■ Rows from a dataset of charts and code ■
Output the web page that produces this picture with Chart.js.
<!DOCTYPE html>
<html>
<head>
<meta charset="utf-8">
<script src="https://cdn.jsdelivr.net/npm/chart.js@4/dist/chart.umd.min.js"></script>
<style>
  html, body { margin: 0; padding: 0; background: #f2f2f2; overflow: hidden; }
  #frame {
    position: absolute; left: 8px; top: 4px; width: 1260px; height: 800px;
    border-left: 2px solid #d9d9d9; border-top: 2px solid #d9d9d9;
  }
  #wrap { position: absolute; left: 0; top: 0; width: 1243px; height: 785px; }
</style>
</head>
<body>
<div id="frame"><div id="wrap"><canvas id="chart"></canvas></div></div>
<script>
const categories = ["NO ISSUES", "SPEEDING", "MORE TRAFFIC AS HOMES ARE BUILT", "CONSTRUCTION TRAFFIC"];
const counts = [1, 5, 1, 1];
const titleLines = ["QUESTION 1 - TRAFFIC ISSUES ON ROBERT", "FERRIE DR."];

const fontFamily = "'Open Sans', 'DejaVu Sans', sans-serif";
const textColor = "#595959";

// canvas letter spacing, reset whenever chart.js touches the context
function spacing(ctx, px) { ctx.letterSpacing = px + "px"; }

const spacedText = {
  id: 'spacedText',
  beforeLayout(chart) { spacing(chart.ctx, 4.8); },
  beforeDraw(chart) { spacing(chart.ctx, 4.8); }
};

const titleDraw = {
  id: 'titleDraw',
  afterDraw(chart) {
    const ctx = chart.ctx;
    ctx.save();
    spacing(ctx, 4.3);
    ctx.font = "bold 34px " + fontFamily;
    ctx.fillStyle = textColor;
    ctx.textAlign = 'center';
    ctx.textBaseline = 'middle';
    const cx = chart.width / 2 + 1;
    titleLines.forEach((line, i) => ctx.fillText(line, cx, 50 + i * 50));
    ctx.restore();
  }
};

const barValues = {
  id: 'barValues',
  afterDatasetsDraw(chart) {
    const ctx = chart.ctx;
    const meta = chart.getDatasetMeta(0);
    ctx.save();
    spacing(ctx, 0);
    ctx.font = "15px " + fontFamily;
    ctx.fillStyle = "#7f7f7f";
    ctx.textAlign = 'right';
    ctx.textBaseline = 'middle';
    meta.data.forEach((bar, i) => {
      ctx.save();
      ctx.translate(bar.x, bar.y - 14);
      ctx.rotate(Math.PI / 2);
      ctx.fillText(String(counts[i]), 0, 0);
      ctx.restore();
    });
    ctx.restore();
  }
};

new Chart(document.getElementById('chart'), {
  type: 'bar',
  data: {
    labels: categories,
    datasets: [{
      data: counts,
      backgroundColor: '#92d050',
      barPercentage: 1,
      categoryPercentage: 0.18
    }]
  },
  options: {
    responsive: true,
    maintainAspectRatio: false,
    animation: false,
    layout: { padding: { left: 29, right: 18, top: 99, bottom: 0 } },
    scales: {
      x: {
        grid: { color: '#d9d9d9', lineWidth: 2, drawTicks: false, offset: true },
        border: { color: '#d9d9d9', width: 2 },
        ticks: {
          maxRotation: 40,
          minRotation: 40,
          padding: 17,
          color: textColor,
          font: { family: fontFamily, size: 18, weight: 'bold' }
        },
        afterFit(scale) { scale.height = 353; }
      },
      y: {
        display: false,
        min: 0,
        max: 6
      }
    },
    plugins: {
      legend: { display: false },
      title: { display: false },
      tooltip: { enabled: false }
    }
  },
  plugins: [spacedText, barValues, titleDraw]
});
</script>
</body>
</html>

---

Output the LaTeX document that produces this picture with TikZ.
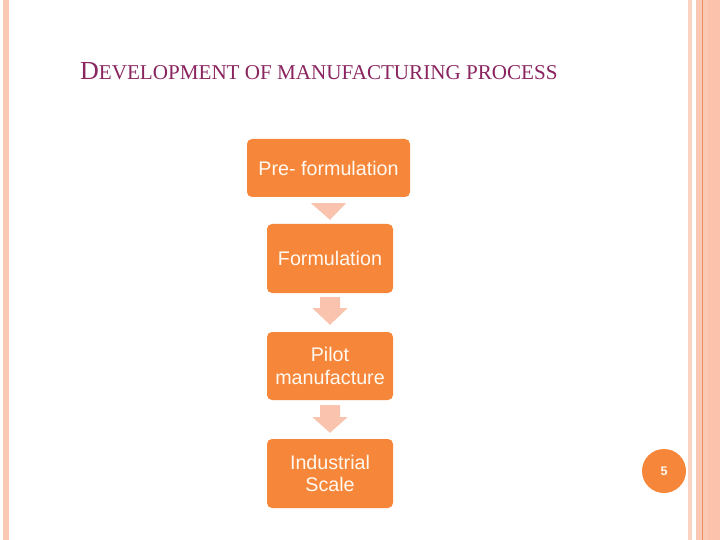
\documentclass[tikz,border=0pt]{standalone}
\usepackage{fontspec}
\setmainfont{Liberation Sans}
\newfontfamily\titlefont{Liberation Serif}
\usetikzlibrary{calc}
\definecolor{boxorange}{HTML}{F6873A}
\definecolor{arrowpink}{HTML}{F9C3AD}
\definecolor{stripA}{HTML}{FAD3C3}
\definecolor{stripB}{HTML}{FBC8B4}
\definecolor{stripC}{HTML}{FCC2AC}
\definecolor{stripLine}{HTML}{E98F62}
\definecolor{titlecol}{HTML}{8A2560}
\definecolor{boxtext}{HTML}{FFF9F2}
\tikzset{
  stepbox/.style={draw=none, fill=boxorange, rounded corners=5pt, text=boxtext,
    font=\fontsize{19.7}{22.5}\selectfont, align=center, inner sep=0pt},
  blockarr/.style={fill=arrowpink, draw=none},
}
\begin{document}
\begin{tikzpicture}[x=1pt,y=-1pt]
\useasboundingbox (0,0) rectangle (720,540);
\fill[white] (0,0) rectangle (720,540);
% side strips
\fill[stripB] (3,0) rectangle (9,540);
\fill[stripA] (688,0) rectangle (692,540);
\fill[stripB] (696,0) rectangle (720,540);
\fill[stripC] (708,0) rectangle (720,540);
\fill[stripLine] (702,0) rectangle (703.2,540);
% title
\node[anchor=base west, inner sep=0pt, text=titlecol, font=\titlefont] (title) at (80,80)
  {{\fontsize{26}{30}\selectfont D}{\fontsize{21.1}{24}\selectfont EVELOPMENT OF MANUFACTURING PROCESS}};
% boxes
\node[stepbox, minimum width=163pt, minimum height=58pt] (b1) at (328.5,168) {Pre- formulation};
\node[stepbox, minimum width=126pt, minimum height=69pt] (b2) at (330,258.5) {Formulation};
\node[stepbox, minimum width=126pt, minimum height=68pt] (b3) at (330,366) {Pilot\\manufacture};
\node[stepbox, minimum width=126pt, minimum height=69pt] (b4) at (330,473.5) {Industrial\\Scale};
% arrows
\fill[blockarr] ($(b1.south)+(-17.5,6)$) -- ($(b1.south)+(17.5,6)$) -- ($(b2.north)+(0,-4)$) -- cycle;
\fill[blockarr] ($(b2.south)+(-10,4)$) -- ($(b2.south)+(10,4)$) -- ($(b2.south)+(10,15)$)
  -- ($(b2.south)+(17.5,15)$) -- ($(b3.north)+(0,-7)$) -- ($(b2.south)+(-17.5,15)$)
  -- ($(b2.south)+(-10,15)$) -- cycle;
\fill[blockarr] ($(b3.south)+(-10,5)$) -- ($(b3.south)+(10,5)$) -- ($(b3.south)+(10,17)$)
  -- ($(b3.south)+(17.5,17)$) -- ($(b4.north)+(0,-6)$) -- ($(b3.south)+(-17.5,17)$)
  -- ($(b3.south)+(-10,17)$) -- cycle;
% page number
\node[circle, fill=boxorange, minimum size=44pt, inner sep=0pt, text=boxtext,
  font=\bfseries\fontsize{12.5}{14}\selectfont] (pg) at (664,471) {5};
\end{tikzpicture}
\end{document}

■ WORK TO DO ■
Among the lines of the data above, determine how many contain the word "this". Report the number alone.

■ OUTPUT ■
2